Время отдыхает, свернувшись в улитке. В ее спокойной мягкости оно видит сны. Самые спокойные из них под водой, поэтому морские ракушки самые красивые. Сгустки времени разбросаны по морскому дну, по виноградным листьям, по страницам, прячась в о и выдвигая рожки у.
Когда змея и улитка встречаются, они молчат. Разговор бодрствующего и спящего невозможен. Змея знает улитку как и все другое. А улитка часто видит змею во сне вместе со всем ее знанием. Поэтому они улыбаются и ползут каждая своей дорогой.
* * *
Черная кошка на цветущей яблоне ищет вечер, живущий на кончиках веток. День слишком прям для нее в тоске перил и пружин.
А облако вращается, все туже натягивая дождь, и лестница приставлена к дому, к незаживающему порогу, к ветру сонной реки, к ее непреклонной сырости.
Мачты листвы над сетями домов, башенная мышь в проруби зрачка, влажный след улитки, тем, что переполняет ночь, тем и заплатим тишине, где существуют вещи.

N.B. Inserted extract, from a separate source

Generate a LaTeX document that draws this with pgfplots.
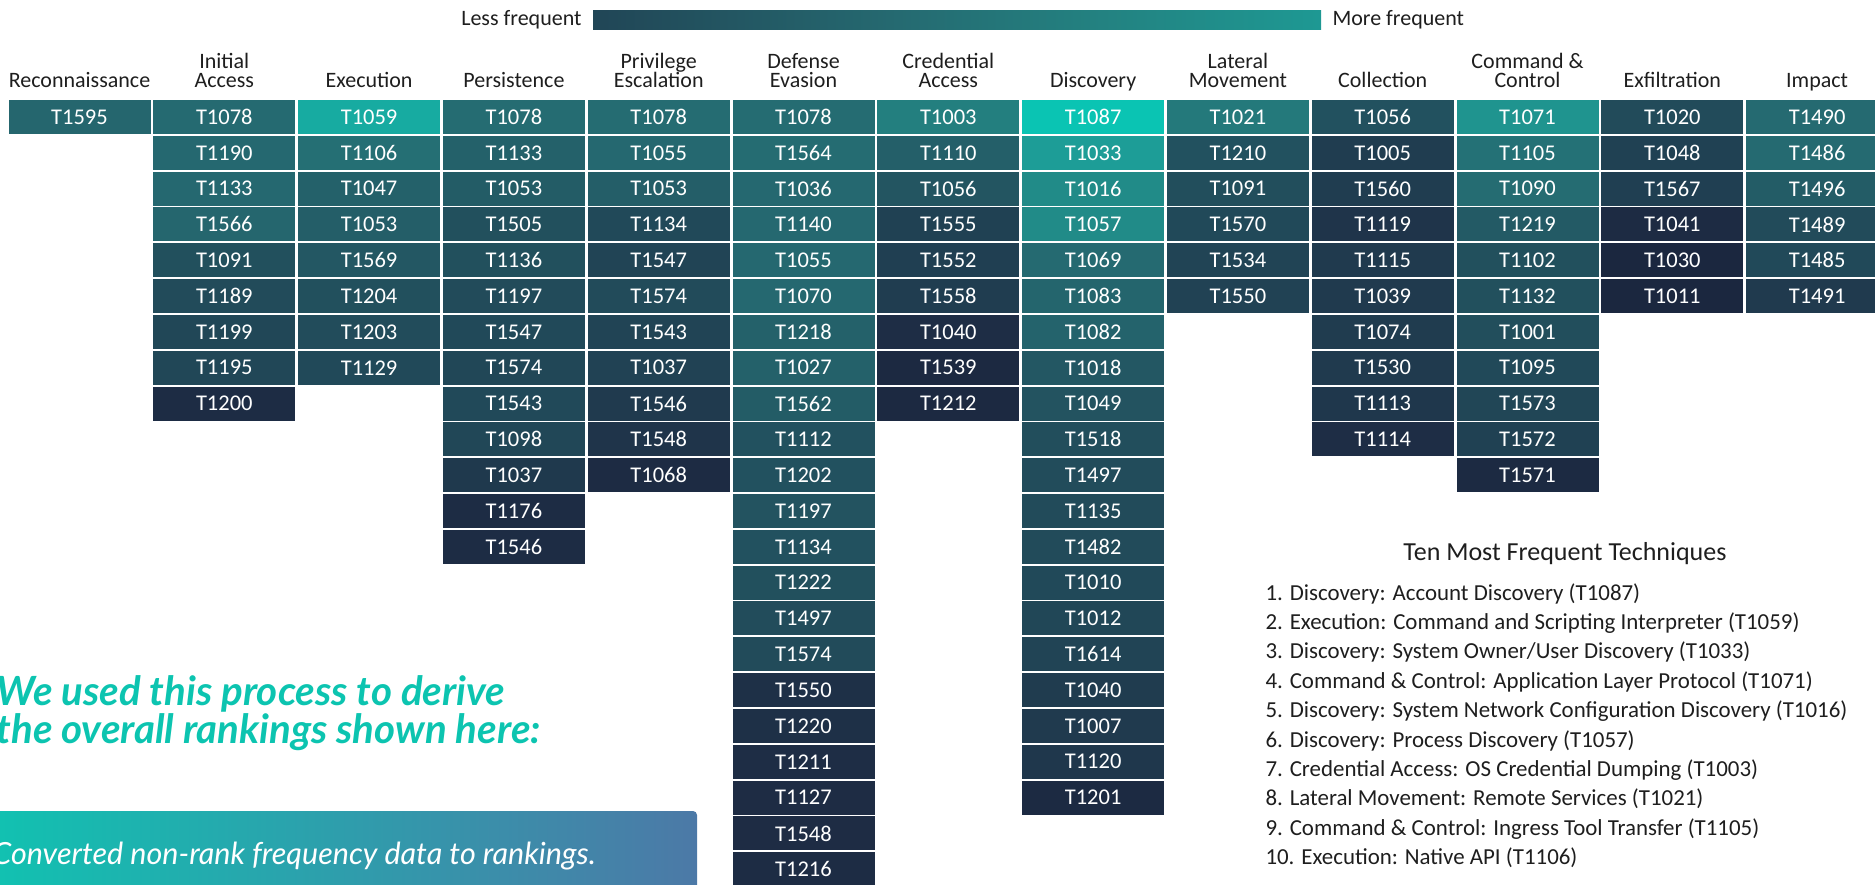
\documentclass[border=0pt]{standalone}
\usepackage{pgfplots}
\pgfplotsset{compat=1.18}
\usepackage{pgfplotstable}
\usepackage{fontspec}
\setmainfont{Carlito}
\newfontfamily\latofont{Lato}
\definecolor{hdr}{RGB}{30,30,30}
\definecolor{tealtxt}{RGB}{12,196,176}
\definecolor{boxL}{RGB}{16,195,177}
\definecolor{boxR}{RGB}{76,121,167}
\pgfdeclarehorizontalshading{freq}{100bp}{rgb(0bp)=(0.106,0.153,0.247); rgb(10bp)=(0.118,0.176,0.271); rgb(30bp)=(0.133,0.306,0.361); rgb(46bp)=(0.145,0.416,0.443); rgb(60bp)=(0.137,0.510,0.506); rgb(80bp)=(0.110,0.627,0.600); rgb(100bp)=(0.039,0.769,0.702)}
\pgfdeclareplotmark{cell}{\pgfpathrectangle{\pgfqpoint{-28.4pt}{-6.8pt}}{\pgfqpoint{56.8pt}{13.6pt}}\pgfusepathqfill}
\newcommand\cellfont{\fontsize{9}{9}\selectfont}
\newcommand\hfont{\fontsize{8.8}{9}\selectfont}

\pgfplotsset{
  cellfill/.style={scatter, only marks, mark=cell, point meta=explicit,
    scatter/use mapped color={draw=mapped color, fill=mapped color}},
  celltext/.style={only marks, mark=none, point meta=explicit symbolic,
    nodes near coords, nodes near coords align=center,
    every node near coord/.append style={anchor=center, text=white, inner sep=0pt, font=\cellfont}},
}

% one table per tactic: row, frequency (0..1), technique
\pgfplotstableread{
r v label
1 0.44 T1595
}\tRecon
\pgfplotstableread{
r v label
1 0.46 T1078
2 0.45 T1190
3 0.45 T1133
4 0.44 T1566
5 0.31 T1091
6 0.28 T1189
7 0.26 T1199
8 0.26 T1195
9 0.08 T1200
}\tInit
\pgfplotstableread{
r v label
1 0.86 T1059
2 0.49 T1106
3 0.41 T1047
4 0.39 T1053
5 0.35 T1569
6 0.31 T1204
7 0.29 T1203
8 0.27 T1129
}\tExec
\pgfplotstableread{
r v label
1 0.47 T1078
2 0.41 T1133
3 0.38 T1053
4 0.31 T1505
5 0.31 T1136
6 0.28 T1197
7 0.27 T1547
8 0.26 T1574
9 0.27 T1543
10 0.26 T1098
11 0.17 T1037
12 0.08 T1176
13 0.08 T1546
}\tPers
\pgfplotstableread{
r v label
1 0.47 T1078
2 0.45 T1055
3 0.39 T1053
4 0.27 T1134
5 0.24 T1547
6 0.28 T1574
7 0.24 T1543
8 0.23 T1037
9 0.18 T1546
10 0.14 T1548
11 0.07 T1068
}\tPriv
\pgfplotstableread{
r v label
1 0.47 T1078
2 0.47 T1564
3 0.45 T1036
4 0.45 T1140
5 0.45 T1055
6 0.45 T1070
7 0.41 T1218
8 0.41 T1027
9 0.38 T1562
10 0.32 T1112
11 0.32 T1202
12 0.33 T1197
13 0.32 T1134
14 0.31 T1222
15 0.29 T1497
16 0.28 T1574
17 0.12 T1550
18 0.12 T1220
19 0.10 T1211
20 0.09 T1127
21 0.09 T1548
22 0.08 T1216
}\tDef
\pgfplotstableread{
r v label
1 0.58 T1003
2 0.40 T1110
3 0.34 T1056
4 0.22 T1555
5 0.21 T1552
6 0.20 T1558
7 0.10 T1040
8 0.03 T1539
9 0.03 T1212
}\tCred
\pgfplotstableread{
r v label
1 1.00 T1087
2 0.78 T1033
3 0.66 T1016
4 0.66 T1057
5 0.46 T1069
6 0.43 T1083
7 0.42 T1082
8 0.35 T1018
9 0.33 T1049
10 0.30 T1518
11 0.29 T1497
12 0.28 T1135
13 0.28 T1482
14 0.27 T1010
15 0.26 T1012
16 0.24 T1614
17 0.19 T1040
18 0.18 T1007
19 0.16 T1120
20 0.05 T1201
}\tDisc
\pgfplotstableread{
r v label
1 0.55 T1021
2 0.32 T1210
3 0.30 T1091
4 0.27 T1570
5 0.24 T1534
6 0.23 T1550
}\tLat
\pgfplotstableread{
r v label
1 0.32 T1056
2 0.20 T1005
3 0.20 T1560
4 0.14 T1119
5 0.18 T1115
6 0.18 T1039
7 0.19 T1074
8 0.18 T1530
9 0.16 T1113
10 0.10 T1114
}\tColl
\pgfplotstableread{
r v label
1 0.72 T1071
2 0.50 T1105
3 0.47 T1090
4 0.37 T1219
5 0.31 T1102
6 0.31 T1132
7 0.30 T1001
8 0.27 T1095
9 0.25 T1573
10 0.22 T1572
11 0.05 T1571
}\tCC
\pgfplotstableread{
r v label
1 0.28 T1020
2 0.22 T1048
3 0.21 T1567
4 0.07 T1041
5 0.00 T1030
6 0.00 T1011
}\tExf
\pgfplotstableread{
r v label
1 0.46 T1490
2 0.46 T1486
3 0.38 T1496
4 0.28 T1489
5 0.27 T1485
6 0.18 T1491
}\tImp

\newcommand\col[2]{%
  \addplot[cellfill] table[x expr=#1, y expr=117+35.82*(\thisrow{r}-1), meta=v] {#2};
  \addplot[celltext] table[x expr=#1, y expr=117+35.82*(\thisrow{r}-1), meta=label] {#2};
}
\newcommand\hdrone[2]{\node[anchor=base, font=\hfont, text=hdr] at (axis cs:#1,87) {#2};}
\newcommand\hdrtwo[3]{\node[anchor=base, font=\hfont, text=hdr] at (axis cs:#1,68) {#2};
  \node[anchor=base, font=\hfont, text=hdr] at (axis cs:#1,87) {#3};}

\begin{document}
\begin{tikzpicture}
\useasboundingbox (0,0) rectangle (750pt,353.6pt);
\clip (0,0) rectangle (750pt,353.6pt);
\begin{axis}[at={(0,0)}, anchor=south west, scale only axis,
  width=750pt, height=353.6pt,
  xmin=0, xmax=1875, ymin=0, ymax=884, y dir=reverse,
  hide axis, clip=false,
  colormap={freq}{rgb255(0pt)=(27,39,63); rgb255(10pt)=(30,45,69); rgb255(30pt)=(34,78,92); rgb255(46pt)=(37,106,113); rgb255(60pt)=(35,130,129); rgb255(80pt)=(28,160,153); rgb255(100pt)=(10,196,179)},
  point meta min=0, point meta max=1]

% decorative gradient box and heading (behind)
\shade[left color=boxL, right color=boxR, rounded corners=1.6pt]
  (axis cs:-20,900) rectangle (axis cs:697,811);
\node[anchor=base west, inner sep=0pt, font=\latofont\itshape\fontsize{12.2}{12}\selectfont, text=white]
  at (axis cs:-8,864) {Converted non-rank frequency data to rankings.};
\node[anchor=base west, inner sep=0pt, font=\latofont\bfseries\itshape\fontsize{16.1}{16}\selectfont, text=tealtxt]
  at (axis cs:-4,705) {We used this process to derive};
\node[anchor=base west, inner sep=0pt, font=\latofont\bfseries\itshape\fontsize{16.1}{16}\selectfont, text=tealtxt]
  at (axis cs:-4,743) {the overall rankings shown here:};

\col{79.5}{\tRecon}
\col{224.3}{\tInit}
\col{369.1}{\tExec}
\col{513.9}{\tPers}
\col{658.7}{\tPriv}
\col{803.5}{\tDef}
\col{948.3}{\tCred}
\col{1093.1}{\tDisc}
\col{1237.9}{\tLat}
\col{1382.7}{\tColl}
\col{1527.5}{\tCC}
\col{1672.3}{\tExf}
\col{1817.1}{\tImp}

% column headers
\hdrone{79.5}{Reconnaissance}
\hdrtwo{224.3}{Initial}{Access}
\hdrone{369.1}{Execution}
\hdrone{513.9}{Persistence}
\hdrtwo{658.7}{Privilege}{Escalation}
\hdrtwo{803.5}{Defense}{Evasion}
\hdrtwo{948.3}{Credential}{Access}
\hdrone{1093.1}{Discovery}
\hdrtwo{1237.9}{Lateral}{Movement}
\hdrone{1382.7}{Collection}
\hdrtwo{1527.5}{Command \&}{Control}
\hdrone{1672.3}{Exfiltration}
\hdrone{1817.1}{Impact}

% colour scale
\shade[shading=freq] (axis cs:593,29) rectangle (axis cs:1321,10);
\node[anchor=base east, inner sep=0pt, font=\hfont, text=hdr] at (axis cs:582,25.5) {Less frequent};
\node[anchor=base west, inner sep=0pt, font=\hfont, text=hdr] at (axis cs:1332,25.5) {More frequent};

% top ten list
\node[anchor=base, inner sep=0pt, font=\fontsize{10.4}{10}\selectfont, text=hdr] at (axis cs:1565,560.5) {Ten Most Frequent Techniques};
\begin{scope}[every node/.style={anchor=base west, font=\fontsize{9.16}{9}\selectfont, text=hdr, inner sep=0pt}]
\node at (axis cs:1265,600) {1. Discovery: Account Discovery (T1087)};
\node at (axis cs:1265,629.4) {2. Execution: Command and Scripting Interpreter (T1059)};
\node at (axis cs:1265,658.8) {3. Discovery: System Owner/User Discovery (T1033)};
\node at (axis cs:1265,688.2) {4. Command \& Control: Application Layer Protocol (T1071)};
\node at (axis cs:1265,717.6) {5. Discovery: System Network Configuration Discovery (T1016)};
\node at (axis cs:1265,747) {6. Discovery: Process Discovery (T1057)};
\node at (axis cs:1265,776.4) {7. Credential Access: OS Credential Dumping (T1003)};
\node at (axis cs:1265,805.8) {8. Lateral Movement: Remote Services (T1021)};
\node at (axis cs:1265,835.2) {9. Command \& Control: Ingress Tool Transfer (T1105)};
\node at (axis cs:1265,864.6) {10. Execution: Native API (T1106)};
\end{scope}
\end{axis}
\end{tikzpicture}
\end{document}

И время наше совпадет в чистом углу весны, в самой черной красной розе, оставленной в ручке двери.
* * *
Именно Океан держит мир. Вода, которая сама без формы и не имеет другого берега, не потому что безбрежна, а потому что другого берега просто нет. Там ничего нет.
Вначале было не слово, а молчание.
Когда лето возвращается в себя, дни медленно плывут по черной реке, и дождь стоит у деревянного моста. Начиная со дна, растут улицы вечера. Зачем что-то делать со своими снами, если можно их просто видеть.
Ящерицы зажмуриваются, а змеи никогда не закрывают глаза, до самой смерти.
Вначале было не слово, а осень.
Мгновение заканчивается лишь тогда, когда его вспоминаешь.
Голос без ответа эха? звучит прозрачнее и дальше.